The Tyee: Harper Government and it's abuses of power..continued, 9 -12

On August 11th we published part of this article from the Tyee.  We continued the list on August 20th. We continue with the list.

Tyee staff and contributors have compiled a list of 70 government assaults on democracy and the law.  As a list of 70 is pretty difficult for anyone to verify all at once we will post a few at a time.  To read the entire list at once go to this link.


 Conservative MP Admits He Lied to Parliament
As opposition members claimed the Harper government was out to rig election rules in its favour, Conservative MP Brad Butt rose in the House of Commons to say why the bill was needed -- all the voter fraud he had personally witnessed. Weeks later he rose again to say his statements were false. Delivering his strained apology, he failed to explain why he lied in the first place.

Conservative House Leader Admits to Mockery of Question Period
Criticized far and wide for farcical answers in question period, Paul Calandra, parliamentary secretary to Harper, made a tearful apology for abuse of the democratic process.

Harper Maligns the Supreme Court Chief Justice
The Prime Minister took the unprecedented step of alleging inappropriate conduct by Chief Justice Beverley McLachlin.
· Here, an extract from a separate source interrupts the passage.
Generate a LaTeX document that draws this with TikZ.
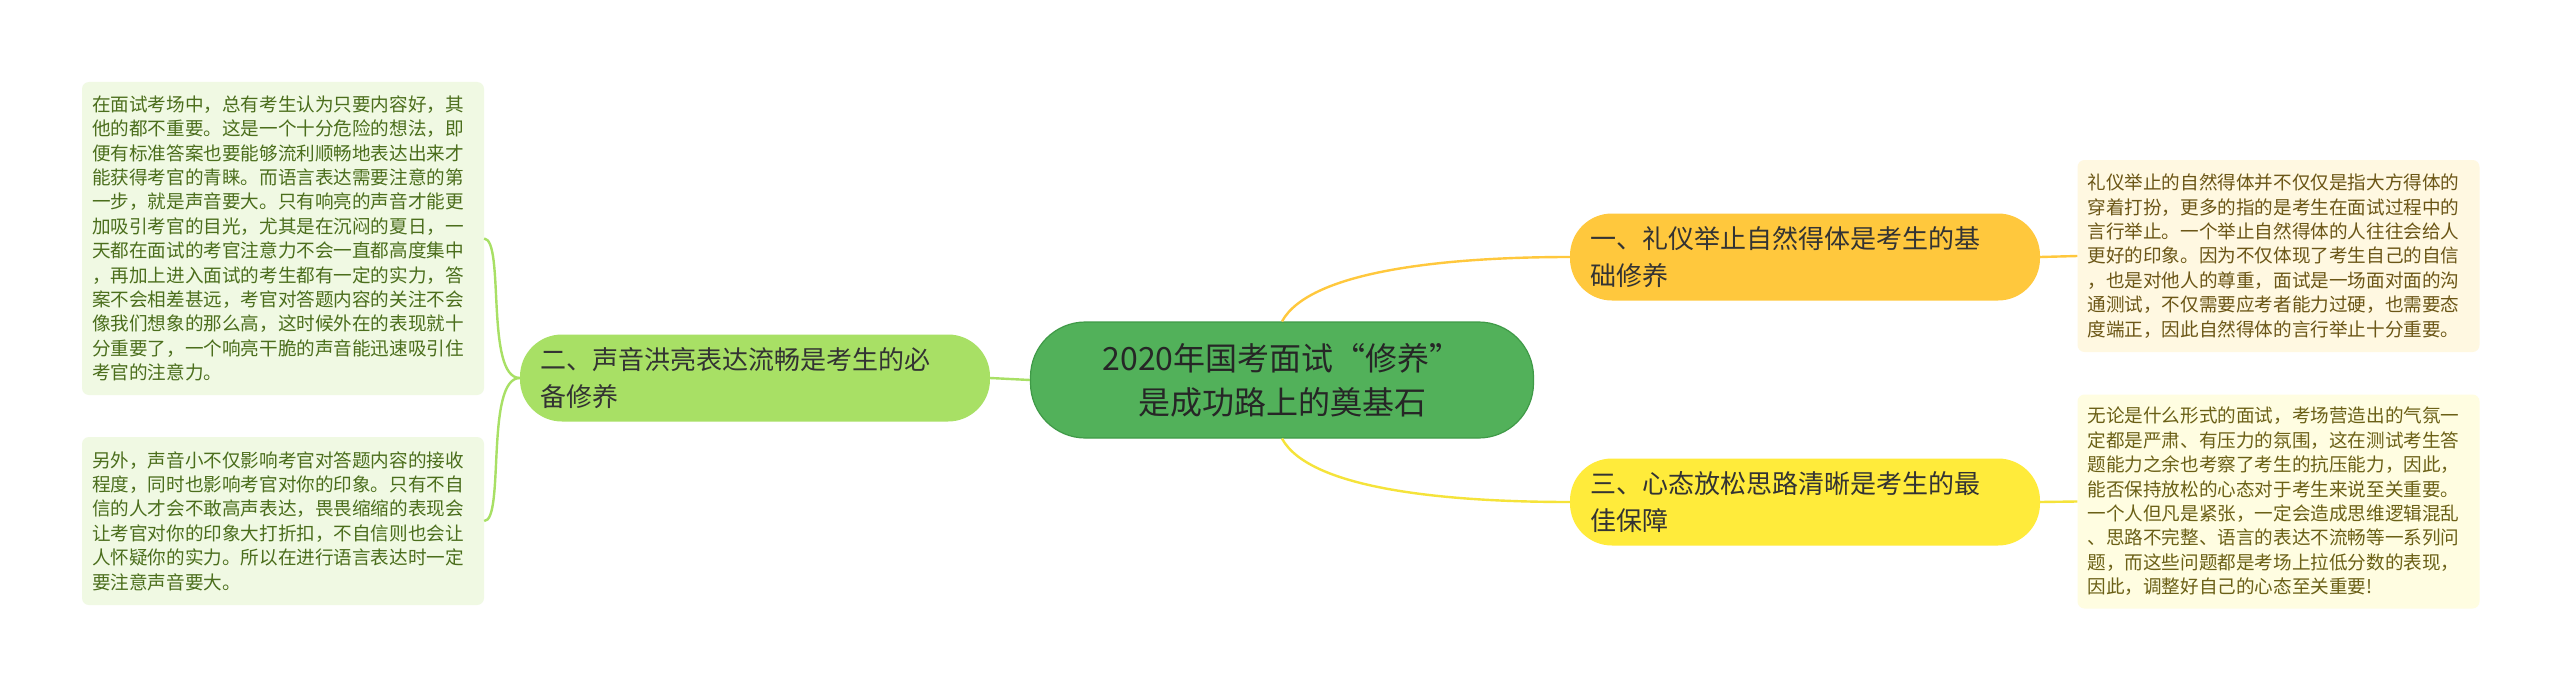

Facts undermined the credibility of the PM's position.

Conservatives Engage in Abuse of Process with Omnibus Bills
Harper's party pushed legislation through Parliament via omnibus bills, the scale of which Parliament had never seen. Such bills are widely condemned as an abuse of the democratic process, because they blend and bury so many controversial laws within one dense package. Harper himself once railed against them, and his born again love for them made his own MPs queasy. Referencing such bills, former auditor general Sheila Fraser said that "Parliament has become so undermined that it is almost unable to do the job that people expect of it."

'Parliament has become so undermined that it is almost unable to do the job that people expect of it.' Former auditor general Sheila Fraser on Harper's omnibus bills.